Japanse New-Girl Monkey Network

Things Ending, Things Beginning

It's been weird.

A couple of weeks ago, I got word from both of my parents that, just shy of their 30th anniversary, they are calling it quits.

Yeah, I'm OK. Everyone's been worried about me. I think it's funny, in an ironic way. I'm not 10 years old and watching mommy and daddy fight. I'm OK. Shocked, definitely. Saddened, yes, and confused and uncertain. But it's not my marriage, and I know it doesn't change my friendships with either of my parents independently. They're the ones that are really going to have the hardest time, go through the big changes.

But it's definitely a weird thing. And it makes life a little shaky. Ultimately, though, if things had to end up this way, they could hardly end up better. My parents aren't doing the bitter divorce thing. They are actually trying to be adult about this dissolution. It's a far from ideal situation, but it's also not The War of the Roses (did I just date myself?). They want to remain friends, and I think they can. But if neither person is getting anything out of a marriage, then there isn't much reason for the marriage to exist.

So I've been thinking a lot about death and change. At funerals, it's pretty traditional for everyone to just be grim. But sometimes there's a really good wake where people just want to celebrate the life-that-was and be thankful for it. I'm thankful for the marriage-that-was. It gave me a stable, loving, healthy home when I was a little girl and a teenager. From my parents, I learned how to be honest and communicative and affectionate. The fact that there is no longer romantic love between them now doesn't negate the goodness that came before. And it doesn't negate goodness in the future.

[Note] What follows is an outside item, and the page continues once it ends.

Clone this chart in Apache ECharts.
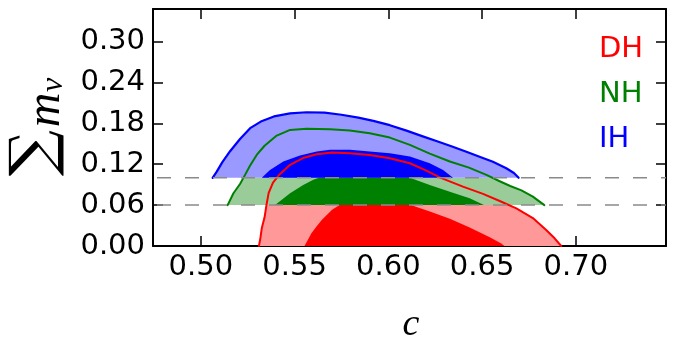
<!DOCTYPE html>
<html><head><meta charset="utf-8">
<script src="https://cdn.jsdelivr.net/npm/echarts@6/dist/echarts.min.js"></script>
<style>html,body{margin:0;padding:0;background:#fff}#c{width:678px;height:339px}</style>
</head><body><div id="c"></div>
<script>
// ---- data ----
const xTicks = [0.50, 0.55, 0.60, 0.65, 0.70];
const yTicks = [0.00, 0.06, 0.12, 0.18, 0.24, 0.30];
const xRange = [0.4745, 0.7481];
const yRange = [0, 0.3476];
const thresholds = [0.06, 0.10];
const hierarchies = ['DH', 'NH', 'IH'];
// outer (2 sigma) contours
const dhOuter = [[0.5310,0.000],[0.5318,0.012],[0.5325,0.026],[0.5340,0.042],[0.5350,0.060],[0.5362,0.078],[0.5385,0.093],[0.5420,0.105],[0.5476,0.119],[0.5550,0.1295],[0.5618,0.1345],[0.5700,0.1370],[0.5795,0.1362],[0.5901,0.1336],[0.6008,0.1288],[0.6115,0.1214],[0.6200,0.1110],[0.6280,0.1000],[0.6398,0.0870],[0.6505,0.0765],[0.6594,0.0660],[0.6683,0.0553],[0.6771,0.0410],[0.6842,0.0235],[0.6887,0.0113],[0.6922,0.000]];
const nhOuter = [[0.5143,0.060],[0.5174,0.0774],[0.5209,0.091],[0.5236,0.1043],[0.5263,0.118],[0.5298,0.1336],[0.5340,0.147],[0.5405,0.162],[0.5476,0.1703],[0.5564,0.1718],[0.5689,0.1714],[0.5795,0.1693],[0.5901,0.1655],[0.6008,0.159],[0.6115,0.1483],[0.6221,0.1355],[0.6328,0.1240],[0.6430,0.1150],[0.6523,0.1043],[0.6594,0.095],[0.6650,0.0880],[0.6710,0.0815],[0.6771,0.0724],[0.6832,0.060]];
const ihOuter = [[0.5063,0.100],[0.5085,0.109],[0.5115,0.123],[0.5156,0.139],[0.5209,0.157],[0.5263,0.1728],[0.5320,0.1825],[0.5390,0.1900],[0.5476,0.1945],[0.5564,0.1962],[0.5660,0.1955],[0.5750,0.1925],[0.5840,0.1882],[0.5920,0.1835],[0.6008,0.1772],[0.6097,0.1692],[0.6180,0.1612],[0.6260,0.1537],[0.6340,0.1460],[0.6420,0.1380],[0.6490,0.1305],[0.6558,0.1235],[0.6629,0.1141],[0.6670,0.107],[0.6695,0.100]];
// inner (1 sigma) contours, visible part
const dhInner = [[0.5553,0.000],[0.5590,0.0186],[0.5618,0.029],[0.5645,0.038],[0.5700,0.0530],[0.5740,0.0600],[0.6120,0.0600],[0.6229,0.0500],[0.6328,0.040],[0.6434,0.027],[0.6541,0.013],[0.6600,0.004],[0.6620,0.000]];
const nhInner = [[0.5396,0.060],[0.5476,0.0774],[0.5546,0.0896],[0.5600,0.097],[0.5630,0.100],[0.6115,0.100],[0.6221,0.0896],[0.6328,0.0797],[0.6434,0.0700],[0.6510,0.060]];
const ihInner = [[0.5325,0.100],[0.5369,0.1116],[0.5440,0.1238],[0.5529,0.1326],[0.5618,0.1385],[0.5689,0.1410],[0.5795,0.1410],[0.5901,0.1385],[0.6008,0.1361],[0.6115,0.1311],[0.6221,0.1214],[0.6292,0.1116],[0.6345,0.100]];

// ---- helpers ----
function clipEdge(pts, inside, yv) {
  const res = [];
  for (let i = 0; i < pts.length; i++) {
    const a = pts[i], b = pts[(i + 1) % pts.length];
    const ia = inside(a), ib = inside(b);
    if (ia) res.push(a);
    if (ia !== ib) {
      const t = (yv - a[1]) / (b[1] - a[1]);
      res.push([a[0] + t * (b[0] - a[0]), yv]);
    }
  }
  return res;
}
function clipBand(poly, lo, hi) {
  let out = clipEdge(poly, p => p[1] >= lo - 1e-9, lo);
  out = clipEdge(out, p => p[1] <= hi + 1e-9, hi);
  return out;
}
function fillSeries(name, pts, color, z) {
  return {
    type: 'custom', name: name, coordinateSystem: 'cartesian2d', xAxisIndex: 0, yAxisIndex: 0,
    data: [[pts[0][0], pts[0][1]]], z: z, silent: true, clip: true,
    renderItem: function (params, api) {
      return { type: 'polygon', shape: { points: pts.map(p => api.coord(p)) }, style: { fill: color } };
    }
  };
}
function lineSeries(name, pts, color, w, z) {
  return {
    type: 'line', name: name, data: pts, showSymbol: false, symbol: 'none', z: z, silent: true,
    lineStyle: { color: color, width: w, join: 'round', cap: 'round' }, animation: false
  };
}
const colors = { DH: '#ff0000', NH: '#008000', IH: '#0000ff' };
const light = { DH: '#ff9999', NH: '#99cc99', IH: '#9999ff' };
const bands = { DH: [0, thresholds[0]], NH: [thresholds[0], thresholds[1]], IH: [thresholds[1], 1] };

const series = [
  fillSeries('DH2', clipBand(dhOuter, bands.DH[0], bands.DH[1]), light.DH, 1),
  fillSeries('NH2', clipBand(nhOuter, bands.NH[0], bands.NH[1]), light.NH, 1),
  fillSeries('IH2', clipBand(ihOuter, bands.IH[0], bands.IH[1]), light.IH, 1),
  fillSeries('DH1', clipBand(dhInner, bands.DH[0], bands.DH[1]), colors.DH, 2),
  fillSeries('NH1', clipBand(nhInner, bands.NH[0], bands.NH[1]), colors.NH, 2),
  fillSeries('IH1', clipBand(ihInner, bands.IH[0], bands.IH[1]), colors.IH, 2),
  lineSeries('IHline', ihOuter, colors.IH, 2.2, 3),
  lineSeries('NHline', nhOuter, colors.NH, 2, 4),
  lineSeries('DHline', dhOuter, colors.DH, 2, 5)
];
thresholds.forEach((t, i) => {
  series.push({
    type: 'line', name: 'thr' + i, data: [[xRange[0], t], [xRange[1], t]], showSymbol: false, symbol: 'none', z: 6, silent: true,
    lineStyle: { color: '#8a8a8a', width: 1.5, type: [14, 14], dashOffset: -4 }
  });
});

const axisLineStyle = { show: true, onZero: false, lineStyle: { color: '#000', width: 2 } };
const tickStyle = { show: true, inside: true, length: 10, lineStyle: { color: '#000', width: 1.5 } };
const labelFont = { fontFamily: 'DejaVu Sans', fontSize: 29, color: '#000' };

const chart = echarts.init(document.getElementById('c'), null, { renderer: 'canvas' });
chart.setOption({
  animation: false,
  backgroundColor: '#fff',
  grid: { left: 153, right: 12, top: 9, bottom: 93, containLabel: false },
  xAxis: [
    { type: 'value', min: xRange[0], max: xRange[1], position: 'bottom',
      axisLine: axisLineStyle, axisTick: Object.assign({ customValues: xTicks }, tickStyle),
      axisLabel: Object.assign({ customValues: xTicks, margin: 7, formatter: v => v.toFixed(2) }, labelFont),
      splitLine: { show: false } },
    { type: 'value', min: xRange[0], max: xRange[1], position: 'top',
      axisLine: axisLineStyle, axisTick: Object.assign({ customValues: xTicks }, tickStyle),
      axisLabel: { show: false }, splitLine: { show: false } }
  ],
  yAxis: [
    { type: 'value', min: yRange[0], max: yRange[1], position: 'left',
      axisLine: axisLineStyle, axisTick: Object.assign({ customValues: yTicks }, tickStyle),
      axisLabel: Object.assign({ customValues: yTicks, margin: 8, formatter: v => v.toFixed(2) }, labelFont),
      splitLine: { show: false } },
    { type: 'value', min: yRange[0], max: yRange[1], position: 'right',
      axisLine: axisLineStyle, axisTick: Object.assign({ customValues: yTicks }, tickStyle),
      axisLabel: { show: false }, splitLine: { show: false } }
  ],
  graphic: [
    { type: 'text', left: 599, top: 35, style: { text: hierarchies[0], fill: colors.DH, font: '29px "DejaVu Sans"' } },
    { type: 'text', left: 599, top: 80, style: { text: hierarchies[1], fill: colors.NH, font: '29px "DejaVu Sans"' } },
    { type: 'text', left: 599, top: 125, style: { text: hierarchies[2], fill: colors.IH, font: '29px "DejaVu Sans"' } },
    { type: 'text', x: 411, y: 325, style: { text: 'c', fill: '#000', font: 'italic 38px "Liberation Serif"', textAlign: 'center', textVerticalAlign: 'middle' } },
    { type: 'text', x: 36, y: 153, rotation: Math.PI / 2, scaleX: 1.08, style: { text: '∑', fill: '#000', font: '60px "DejaVu Serif"', textAlign: 'center', textVerticalAlign: 'middle' } },
    { type: 'text', x: 46, y: 110, rotation: Math.PI / 2, style: { text: 'm', fill: '#000', font: 'italic 48px "Liberation Serif"', textAlign: 'center', textVerticalAlign: 'middle' } },
    { type: 'text', x: 54, y: 85, rotation: Math.PI / 2, style: { text: 'ν', fill: '#000', font: 'italic 32px "Liberation Serif"', textAlign: 'center', textVerticalAlign: 'middle' } }
  ],
  series: series
});
</script>
</body></html>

On the flipside, I've been mentally birthing out all these new creative endeavors. Next Monday will be my third class in printmaking. The first two weeks covered woodblock techniques, and Monday I will learn drypoint. I find myself extremely fascinated by printmaking, and the class is thoroughly enjoyable. Next week I should have my practice woodblock prints back (they had to stay back at the classroom to dry) and I will try to post pictures of them; without access to a scanner, it may be tricky, but I think I can get a decent photo of them on my digicam.

I'm looking forward to drypoint, but there's something about woodblock that I just love. I keep finding all these sites via Google about ukiyo-e. Woodblock.com is a gem of information on technique, if a little hard to get around. I like the idea of ukiyo-e, but I don't want to make Edo-era Japanese-style prints. I want to take the technique and the idea and apply it to my life, my world.

The word "ukiyo-e" means "the picture of buoyant world" and incorporates in its meaning the common man's daily pleasures, such as Kabuki plays, Geisha houses, and so on.
--The Japan Ukiyo-e Museum Guide

My daily pleasures: afternoon coffee with Mr Wiggins, the pattern of the bare trees against the early morning sky in the kitchen window, the lavendar bush outside my front door, Sydney Park on a sunny weekend, going past the Harbour Bridge and watching the city skyline. I am thinking about how to make these into pictures I can carve out on a small square of wood.


Mr Wiggins and I have turned ourselves into the Ultimate Geek Couple™ by conspiring with a group of friends to get a roleplaying game going. We have five people, and some rough-around-the-edges characters (that is, we're still fine tuning them), ready for a Shadowrun game. This week we did sort of a "practice" run, though we were missing one person and we played a little hard and fast with the rules. That was pretty fun as it was, so I'm really looking forward to next week. However, I do feel slightly conspicuous as a) the only girl, and b) the only character without badass firepower to back me up in a fight. My girl, Kel, she's sort of the scheming, quiet type. So I'm kinda boring in the fight scenes. But hopefully I can still make her a viable, important character in the game.

Now, if I could only find some time in between all that to just write. Or if I could at least stop whinging about it.